What are the restaurants in Ensenada like?
Restaurants are pretty good, though street food is where Ensenada really excels. This is the home of the fish taco, and numerous places complete for the title of “best in Baja” beginning with venerable stall Tacos Fenix (Espinosa at Juárez). There’s also La Guerrerense, a food stall beloved of the late Anthony Bourdain that serves fresh shellfish tostadas and ceviche. Bronco’s is the place for steak, while Chef Benito Molina’s Manzanilla Restaurante is our favorite place for gourmet Mexican seafood.

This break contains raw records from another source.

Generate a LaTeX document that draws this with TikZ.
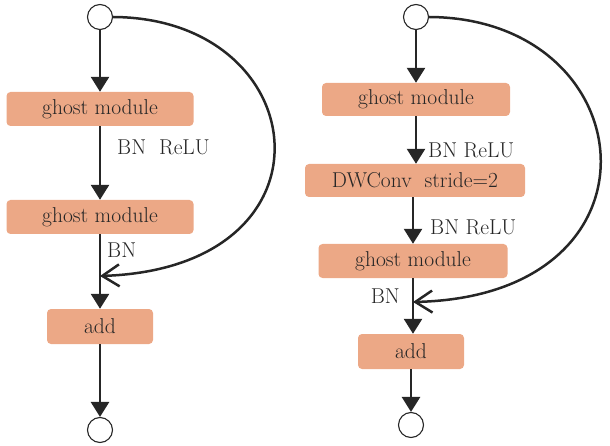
\documentclass[tikz,border=0pt]{standalone}
\usepackage{xcolor}
\usepackage{tikz}
\usetikzlibrary{arrows.meta}

\definecolor{boxfill}{HTML}{ECA886}
\definecolor{ink}{HTML}{262626}

\tikzset{
  blk/.style={fill=boxfill, rounded corners=4pt, inner sep=0pt, text=ink,
              font=\fontsize{21.5}{25}\selectfont},
  port/.style={circle, draw=ink, line width=1.1pt, fill=white, minimum size=25pt, inner sep=0pt},
  lbl/.style={text=ink, inner sep=0pt, font=\fontsize{21.5}{25}\selectfont},
  flow/.style={draw=ink, line width=2.6pt, -{Triangle[length=15pt,width=18pt]}},
  skip/.style={draw=ink, line width=2.5pt, -{Straight Barb[length=17pt,width=22pt]}}
}

\begin{document}
\begin{tikzpicture}[x=1pt, y=-1pt]
\useasboundingbox (0,0) rectangle (610,446);

% left block (stride 1)
\node[port] (inA) at (100,17) {};
\node[blk, minimum width=187pt, minimum height=34pt] (ghostA1) at (100,109) {ghost module};
\node[blk, minimum width=187pt, minimum height=34pt] (ghostA2) at (100,217) {ghost module};
\node[blk, minimum width=106pt, minimum height=35pt] (addA) at (100,326.5) {add};
\node[port] (outA) at (100,430) {};
\coordinate (joinA) at (100,276);
\node[lbl, anchor=west] (bnreluA) at (117,147) {BN\ \ ReLU};
\node[lbl, anchor=west] (bnA) at (107,250) {BN};

\draw[flow] (inA) -- (ghostA1);
\draw[flow] (ghostA1) -- (ghostA2);
\draw[flow] (ghostA2) -- (addA);
\draw[flow] (addA) -- (outA);
\draw[skip] (inA.east) .. controls (315,18) and (345,268) .. (joinA);

% right block (stride 2)
\node[port] (inB) at (416,17) {};
\node[blk, minimum width=188pt, minimum height=33pt] (ghostB1) at (416,99.5) {ghost module};
\node[blk, minimum width=220pt, minimum height=33pt] (dwB) at (415,180.5) {DWConv\ \ stride=2};
\node[blk, minimum width=189pt, minimum height=34pt] (ghostB2) at (413,261) {ghost module};
\node[blk, minimum width=106pt, minimum height=35pt] (addB) at (411,351.5) {add};
\node[port] (outB) at (411,425) {};
\coordinate (joinB) at (413,302);
\node[lbl, anchor=west] (bnreluB1) at (428,150) {BN ReLU};
\node[lbl, anchor=west] (bnreluB2) at (430,227) {BN ReLU};
\node[lbl, anchor=east] (bnB) at (400,296) {BN};

\draw[flow] (inB) -- (inB |- ghostB1.north);
\draw[flow] (ghostB1.south -| inB) -- (inB |- dwB.north);
\draw[flow] (dwB.south -| ghostB2) -- (ghostB2);
\draw[flow] (ghostB2.south -| joinB) -- (joinB |- addB.north);
\draw[flow] (addB) -- (outB);
\draw[skip] (inB.east) .. controls (645,18) and (675,296) .. (joinB);

\end{tikzpicture}
\end{document}
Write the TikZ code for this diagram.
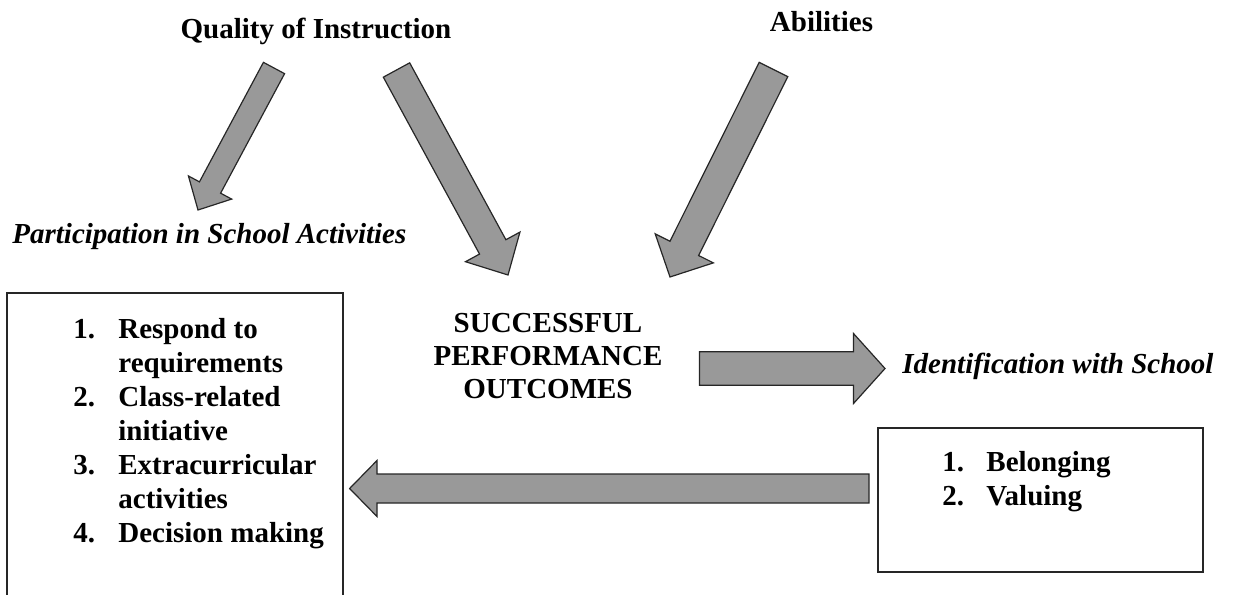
\documentclass[tikz,border=0pt]{standalone}
\usepackage{fontspec}
\setmainfont{Liberation Serif}
\usetikzlibrary{calc}

% Broad block arrow: tail centre, tip, shaft half-width, head half-width, head length
\newcommand\blockarrow[5]{%
  \coordinate (hb) at ($(#2)!#5!(#1)$);
  \path[blockarr]
    ($(#1)!#3!90:(#2)$) -- ($(hb)!#3!90:(#2)$) -- ($(hb)!#4!90:(#2)$) -- (#2)
    -- ($(hb)!#4!-90:(#2)$) -- ($(hb)!#3!-90:(#2)$) -- ($(#1)!#3!-90:(#2)$) -- cycle;
}

\begin{document}
\begin{tikzpicture}[x=0.5pt,y=-0.5pt,
  lbl/.style={inner sep=0pt, font=\fontsize{14.5pt}{16.5pt}\selectfont\bfseries},
  ilbl/.style={inner sep=0pt, font=\fontsize{14.5pt}{16.5pt}\selectfont\bfseries\itshape},
  listtxt/.style={inner sep=0pt, font=\fontsize{14.5pt}{17pt}\selectfont\bfseries},
  blockarr/.style={draw=black!85, fill=black!40, line width=0.6pt, line join=miter},
  boxline/.style={draw=black!85, line width=0.6pt}]
\useasboundingbox (0,0) rectangle (1235,594);

% headings
\node[lbl, anchor=base] (quality) at (316,39) {Quality of Instruction};
\node[lbl, anchor=base] (abilities) at (821.5,32) {Abilities};
\node[ilbl, anchor=base west] (participation) at (12,243) {Participation in School Activities};
\node[lbl, anchor=base] (outcomes) at (548,332)
  {\begin{tabular}[t]{@{}c@{}}SUCCESSFUL\\PERFORMANCE\\OUTCOMES\end{tabular}};
\node[ilbl, anchor=base west] (identification) at (902,373) {Identification with School};

% participation box (runs off the lower edge)
\draw[boxline] (7,600) -- (7,293) -- (343,293) -- (343,600);
\node[listtxt, anchor=base west] (partlist) at (73,338)
  {\begin{tabular}[t]{@{}p{22.5pt}@{}l@{}}
   1. & Respond to\\
      & requirements\\
   2. & Class-related\\
      & initiative\\
   3. & Extracurricular\\
      & activities\\
   4. & Decision making
   \end{tabular}};

% identification box
\node[boxline, draw, inner sep=0pt, minimum width=162.5pt, minimum height=72pt]
  (idbox) at (1040.5,500) {};
\node[listtxt, anchor=base west] (idlist) at (942,471)
  {\begin{tabular}[t]{@{}p{22pt}@{}l@{}}
   1. & Belonging\\
   2. & Valuing
   \end{tabular}};

% arrow ends
\coordinate (qpTail) at (274,68);    \coordinate (qpTip) at (198,210);
\coordinate (qoTail) at (396.5,70);  \coordinate (qoTip) at (508,275);
\coordinate (aoTail) at (773.5,69.5); \coordinate (aoTip) at (670,277);
\coordinate (oiTail) at (699.5,368.5); \coordinate (oiTip) at (885,368.5);
\coordinate (ipTail) at (869,488.5); \coordinate (ipTip) at (349.6,488.5);

% block arrows
\blockarrow{qpTail}{qpTip}{6pt}{12.25pt}{12.75pt}
\blockarrow{qoTail}{qoTip}{7.5pt}{15.5pt}{16pt}
\blockarrow{aoTail}{aoTip}{8pt}{16.25pt}{16pt}
\blockarrow{oiTail}{oiTip}{8.4pt}{17.5pt}{15.75pt}
\blockarrow{ipTail}{ipTip}{7.25pt}{14pt}{13.7pt}
\end{tikzpicture}
\end{document}
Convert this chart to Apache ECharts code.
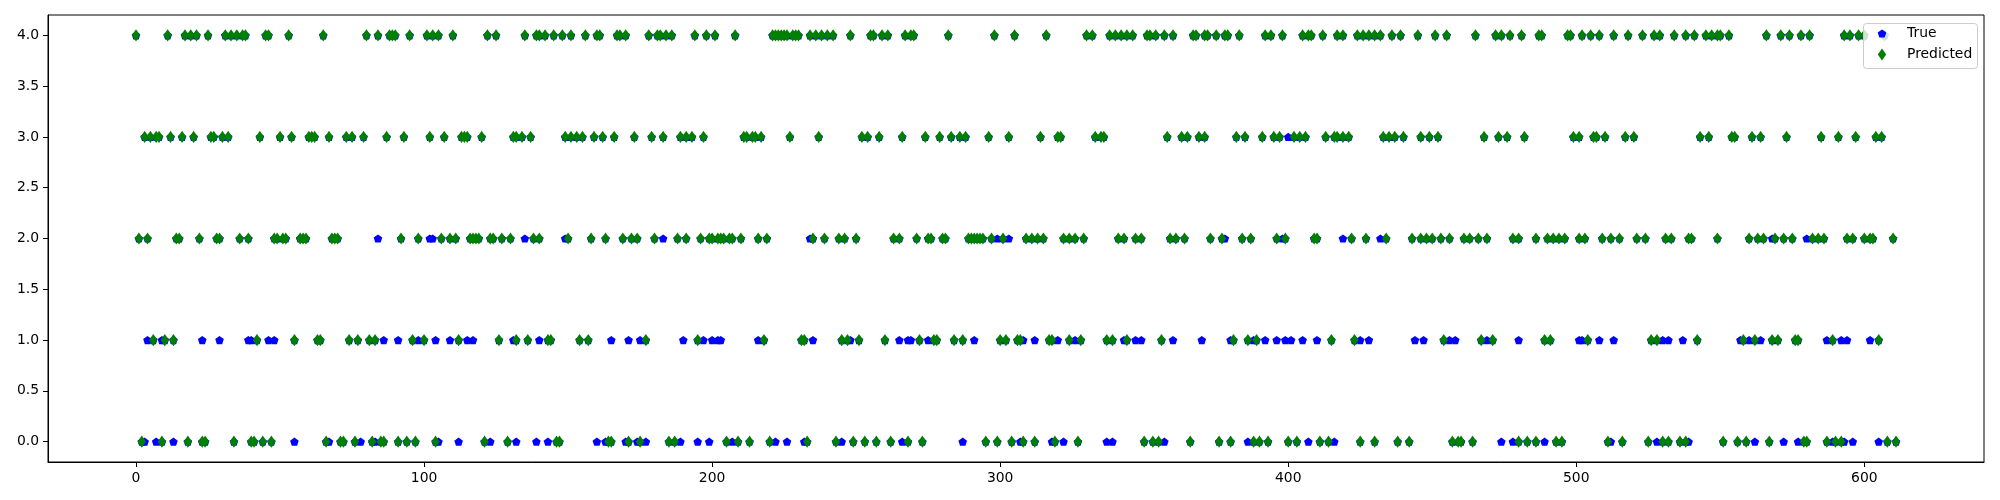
<!DOCTYPE html>
<html><head><meta charset="utf-8">
<script src="https://cdn.jsdelivr.net/npm/echarts@6/dist/echarts.min.js"></script>
<style>html,body{margin:0;padding:0;background:#fff}#c{width:2000px;height:500px}</style>
</head><body><div id="c"></div>
<script>
// ---- data (sample index, class) ----
const xTicks = [0, 100, 200, 300, 400, 500, 600];
const yTicks = [0, 0.5, 1, 1.5, 2, 2.5, 3, 3.5, 4];
const seriesNames = ['True', 'Predicted'];

// indices where the predicted class is 0..4
const pred0 = [2, 9, 18, 23, 24, 34, 40, 41, 44, 47, 66, 71, 72, 76, 82, 85, 86, 91, 94, 97, 104, 121, 129, 146, 147, 164, 165, 171, 175, 185, 187, 205, 209, 213, 220, 233, 243, 249, 253, 257, 262, 268, 273, 295, 299, 304, 308, 312, 319, 327, 350, 353, 355, 366, 376, 380, 388, 390, 393, 400, 403, 411, 414, 425, 430, 438, 442, 457, 459, 460, 464, 480, 483, 486, 493, 495, 511, 516, 525, 530, 532, 536, 538, 551, 556, 559, 567, 579, 580, 587, 590, 592, 608, 611];
const pred1 = [6, 10, 13, 42, 55, 63, 64, 74, 77, 81, 83, 96, 100, 112, 126, 132, 136, 143, 144, 154, 157, 177, 195, 218, 231, 232, 245, 247, 251, 260, 272, 277, 278, 284, 287, 300, 302, 306, 307, 317, 318, 324, 328, 337, 339, 344, 356, 381, 386, 389, 415, 423, 454, 467, 471, 489, 491, 504, 526, 528, 542, 558, 562, 568, 570, 576, 577, 589, 605];
const pred2 = [1, 4, 14, 15, 22, 28, 29, 36, 39, 48, 49, 51, 52, 57, 58, 59, 68, 69, 70, 92, 98, 106, 109, 111, 116, 117, 118, 119, 123, 124, 127, 130, 138, 140, 150, 158, 163, 169, 172, 174, 180, 188, 191, 196, 199, 200, 202, 203, 204, 206, 207, 210, 216, 219, 235, 239, 244, 246, 250, 263, 265, 271, 275, 276, 280, 281, 289, 290, 291, 292, 293, 294, 297, 301, 309, 311, 313, 315, 322, 324, 326, 329, 341, 343, 347, 349, 359, 361, 364, 373, 377, 384, 387, 396, 399, 409, 410, 422, 427, 434, 443, 446, 448, 450, 453, 456, 461, 463, 466, 469, 478, 480, 486, 490, 492, 494, 496, 501, 503, 509, 512, 515, 521, 524, 531, 533, 539, 540, 549, 560, 563, 565, 569, 572, 575, 582, 584, 586, 594, 596, 600, 602, 603, 610];
const pred3 = [3, 5, 7, 8, 12, 16, 20, 26, 27, 30, 32, 43, 50, 54, 60, 61, 62, 67, 73, 75, 79, 87, 93, 102, 107, 113, 114, 115, 120, 131, 132, 134, 137, 149, 151, 153, 155, 159, 162, 166, 173, 179, 183, 189, 191, 193, 197, 211, 212, 214, 215, 217, 227, 237, 252, 254, 258, 266, 274, 279, 283, 286, 288, 296, 303, 314, 320, 321, 333, 335, 336, 358, 363, 365, 369, 371, 382, 385, 391, 395, 397, 402, 404, 406, 413, 416, 417, 419, 421, 433, 435, 437, 440, 446, 449, 452, 468, 473, 476, 482, 499, 501, 506, 507, 510, 517, 520, 543, 546, 554, 555, 561, 564, 573, 585, 591, 597, 604, 606];
const pred4 = [0, 11, 17, 19, 21, 25, 31, 33, 35, 37, 38, 45, 46, 53, 65, 80, 84, 88, 89, 90, 95, 101, 103, 105, 110, 122, 125, 135, 139, 140, 142, 145, 148, 151, 156, 160, 161, 167, 168, 170, 178, 181, 182, 184, 186, 194, 198, 201, 208, 221, 222, 223, 224, 225, 226, 228, 229, 230, 234, 236, 238, 240, 242, 248, 255, 256, 259, 261, 267, 269, 270, 282, 298, 305, 316, 330, 332, 338, 340, 342, 344, 346, 351, 352, 354, 357, 360, 367, 368, 371, 372, 375, 378, 379, 383, 392, 394, 398, 405, 407, 408, 412, 417, 419, 424, 426, 428, 430, 432, 436, 439, 445, 451, 455, 465, 472, 474, 477, 481, 487, 488, 497, 498, 502, 505, 508, 513, 518, 523, 527, 529, 534, 538, 541, 545, 547, 549, 550, 553, 566, 571, 574, 578, 581, 593, 595, 598, 600, 607];

// indices where the true class differs from the prediction, by true class
const miss0 = [3, 7, 13, 55, 67, 78, 83, 105, 112, 123, 132, 139, 143, 160, 163, 170, 174, 177, 189, 195, 199, 207, 222, 226, 232, 245, 266, 287, 307, 318, 322, 337, 339, 357, 386, 407, 416, 474, 478, 489, 512, 528, 539, 562, 572, 577, 589, 593, 596, 605];
const miss1 = [4, 9, 23, 29, 39, 40, 46, 48, 86, 91, 98, 104, 109, 115, 117, 131, 140, 165, 171, 175, 190, 197, 200, 202, 203, 216, 235, 248, 265, 268, 269, 275, 291, 308, 312, 320, 326, 343, 347, 349, 360, 370, 380, 388, 392, 396, 399, 401, 405, 410, 425, 428, 444, 447, 456, 458, 469, 480, 501, 502, 508, 513, 530, 532, 537, 557, 560, 564, 587, 592, 594, 602];
const miss2 = [84, 102, 103, 135, 149, 183, 234, 299, 303, 378, 398, 419, 432, 568, 580];
const miss3 = [400];
const miss4 = [];

function pts(list, c) { return list.map(function (i) { return [i, c]; }); }
const predLists = [pred0, pred1, pred2, pred3, pred4];
const missLists = [miss0, miss1, miss2, miss3, miss4];
let predData = [];
predLists.forEach(function (l, c) { predData = predData.concat(pts(l, c)); });
let trueData = predData.slice();
missLists.forEach(function (l, c) { trueData = trueData.concat(pts(l, c)); });

const PENT = 'path://M0,-1L0.9511,-0.309L0.5878,0.809L-0.5878,0.809L-0.9511,-0.309Z';
const THIN = 'path://M0,-1.5L1,0L0,1.5L-1,0Z';
// legend icons: same shapes, with empty side points so the shape sits centred in a 40px-wide slot
const PENT_LEG = 'path://M-4.42,0L-4.42,0M4.42,0L4.42,0M0,-1L0.9511,-0.309L0.5878,0.809L-0.5878,0.809L-0.9511,-0.309Z';
const THIN_LEG = 'path://M-4.76,0L-4.76,0M4.76,0L4.76,0M0,-1.5L1,0L0,1.5L-1,0Z';
const FONT = 'DejaVu Sans';
const FS = 13.9;

const chart = echarts.init(document.getElementById('c'), null, { renderer: 'canvas' });
chart.setOption({
  animation: false,
  backgroundColor: '#ffffff',
  grid: { left: 48, right: 16, top: 15, bottom: 38, show: true, borderColor: '#000', borderWidth: 1, containLabel: false },
  xAxis: {
    type: 'value', min: -30.55, max: 641.55,
    axisLine: { show: true, onZero: false, lineStyle: { color: '#000', width: 1 } },
    splitLine: { show: false },
    axisTick: { show: true, inside: false, customValues: xTicks, length: 5, lineStyle: { color: '#000', width: 1 } },
    axisLabel: { customValues: xTicks, margin: 9, color: '#000', fontSize: FS, fontFamily: FONT }
  },
  yAxis: {
    type: 'value', min: -0.2, max: 4.2,
    axisLine: { show: true, onZero: false, lineStyle: { color: '#000', width: 1 } },
    splitLine: { show: false },
    axisTick: { show: true, inside: false, customValues: yTicks, length: 5, lineStyle: { color: '#000', width: 1 } },
    axisLabel: { customValues: yTicks, margin: 9, color: '#000', fontSize: FS, fontFamily: FONT,
      formatter: function (v) { return Number(v).toFixed(1); } }
  },
  legend: [
    { data: [{ name: seriesNames[0], icon: PENT_LEG }], left: 1862, top: 26.5, orient: 'vertical', padding: 0,
      itemWidth: 40, itemHeight: 8.2, symbolKeepAspect: false, selectedMode: false,
      textStyle: { fontSize: FS, fontFamily: FONT, color: '#000' } },
    { data: [{ name: seriesNames[1], icon: THIN_LEG }], left: 1862, top: 47.5, orient: 'vertical', padding: 0,
      itemWidth: 40, itemHeight: 12.2, symbolKeepAspect: false, selectedMode: false,
      textStyle: { fontSize: FS, fontFamily: FONT, color: '#000' } }
  ],
  graphic: [
    { type: 'rect', z: 3, silent: true,
      shape: { x: 1863.5, y: 23.5, width: 114, height: 45, r: 3 },
      style: { fill: 'rgba(255,255,255,0.8)', stroke: '#cccccc', lineWidth: 1 } }
  ],
  series: [
    { name: seriesNames[0], type: 'scatter', data: trueData, symbol: PENT, symbolSize: [8.6, 8.2],
      itemStyle: { color: '#0000ff', opacity: 1 }, z: 2 },
    { name: seriesNames[1], type: 'scatter', data: predData, symbol: THIN, symbolSize: [8.4, 12.2],
      itemStyle: { color: '#008000', opacity: 1 }, z: 2 }
  ]
});
</script>
</body></html>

Cervecería Wendlandt is the best of a growing number of Baja craft breweries.
Is Ensenada expensive?
Ensendada is not really expensive. Everything is relative of course, but hotels in Ensenada – especially inland from the seafront – tend to be reasonably priced, and public transport and the city’s famous street food is very cheap – almost everything is priced in pesos, not US dollars, though services targeted specifically at cruise ship passengers always cost more.
Is Ensenada safe?
Yes. Ensenada has generally avoided the drug violence that has affected other parts of Mexico. Take the usual precautions, especially at night, and keep valuables in room safes. Theft of personal items from beaches does happen – never leave anything of value unattended, even on seemingly empty stretches of sand.